CHURCH:  My parents’ church was kind to us. We held Mother’s service in the church sanctuary and the church provided a reception afterwards. They prepared food and a spacious room with tablecloths and decorations, making it lovely and nice. They were willing and accommodating, which made it smooth and comfortable for all who came. We enjoyed visiting with family and friends, some we hadn’t seen in years. Thank you to the Evangelical Free Church of Chico.

We were blessed by your kindness.

GRIEF:  Grieving is a process. I am moving in slow motion these days. Today I wrote several thank-you’s to people who helped with the services and others who brought gifts of flowers and plants. Thoughtfulness is a wonderful way to communicate love and caring. One friend baked cookies and a cake and brought them to my dad’s house. Neighbors showed up and spoke with my Dad to express their sympathy.
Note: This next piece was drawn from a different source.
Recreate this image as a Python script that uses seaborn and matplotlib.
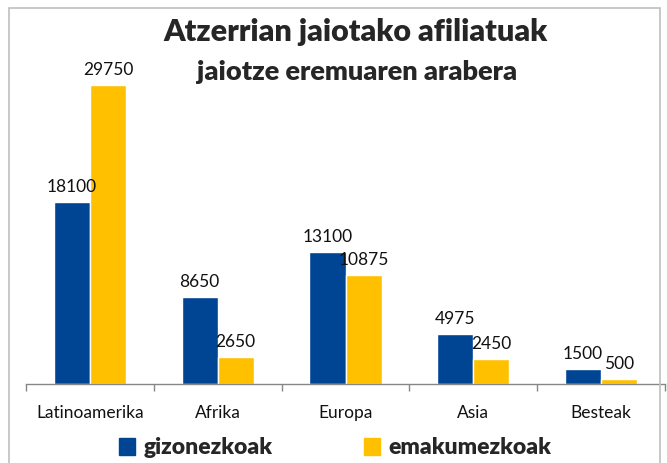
import matplotlib.pyplot as plt
import matplotlib.patches as mpatches
import pandas as pd
import seaborn as sns

# data
regions = ["Latinoamerika", "Afrika", "Europa", "Asia", "Besteak"]
men = [18100, 8650, 13100, 4975, 1500]
women = [29750, 2650, 10875, 2450, 500]
series = ["gizonezkoak", "emakumezkoak"]

df = pd.DataFrame({
    "region": regions * 2,
    "value": men + women,
    "sex": [series[0]] * len(regions) + [series[1]] * len(regions),
})

sns.set_theme(style="white")
plt.rcParams["font.family"] = ["Lato", "DejaVu Sans"]

fig = plt.figure(figsize=(6.67, 4.63), dpi=100)
ax = fig.add_axes([26 / 667, 1 - 384 / 463, 639 / 667, 352 / 463])

sns.barplot(
    data=df, x="region", y="value", hue="sex",
    palette=["#004494", "#FFC000"], width=0.565, gap=0,
    saturation=1, ax=ax, legend=False,
)

# value labels above bars
for cont in ax.containers:
    ax.bar_label(cont, fmt="%d", padding=5, fontsize=12.5, color="#111111")

ax.set_ylim(0, 35000)
ax.set_xlim(-0.5, len(regions) - 0.5)
ax.set_xlabel("")
ax.set_ylabel("")
ax.set_yticks([])
for side in ["top", "right", "left"]:
    ax.spines[side].set_visible(False)
ax.spines["bottom"].set_color("#868686")
ax.spines["bottom"].set_linewidth(1)

# ticks at category borders
ax.set_xticks([i - 0.5 for i in range(len(regions) + 1)], minor=True)
ax.tick_params(axis="x", which="minor", length=5, color="#868686", width=1, bottom=True)
ax.tick_params(axis="x", which="major", length=0, pad=15, labelsize=12.5, labelcolor="#111111")

# chart frame
fig.patches.append(mpatches.Rectangle(
    (9 / 667, -0.05), 651 / 667, 1.05 - 8 / 463,
    transform=fig.transFigure, fill=False, edgecolor="#BFBFBF", linewidth=1.2,
))

fig.text(356 / 667, 1 - 32 / 463, "Atzerrian jaiotako afiliatuak",
         ha="center", va="center", fontsize=22, fontweight="heavy")
fig.text(357 / 667, 1 - 72 / 463, "jaiotze eremuaren arabera",
         ha="center", va="center", fontsize=19.5, fontweight="heavy")

handles = [mpatches.Patch(color="#004494"), mpatches.Patch(color="#FFC000")]
fig.legend(handles, series, loc="center", bbox_to_anchor=(335 / 667, 1 - 448 / 463),
           ncol=2, frameon=False, prop={"weight": "heavy", "size": 16.5},
           handlelength=0.7, handleheight=0.7, handletextpad=0.35, columnspacing=4.0)

fig.savefig("out.png", dpi=100)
That was wonderful of them.

Mother’s journey has ended. She has finished the course, and she finished it well. I am thankful for those who prayed for us. You are dear to our family. Those who specifically prayed for me, thank you, I needed it. There were times I was overwhelmed. It is always a comfort to know people are praying, and I mean that.

Saying goodbye.

God bless you and your families.

Finish well.

Norma

P.S.  My mother was a godly woman. She was faithful in everything she did; faithful to her husband, children, church, and in using her talents and abilities to bless others. Most importantly, she was faithful to God. Her legacy is rich. She made her life count. My dear sweet mother will always be missed. Dear Mother, as you look down from heaven, from my heart to yours, I love you.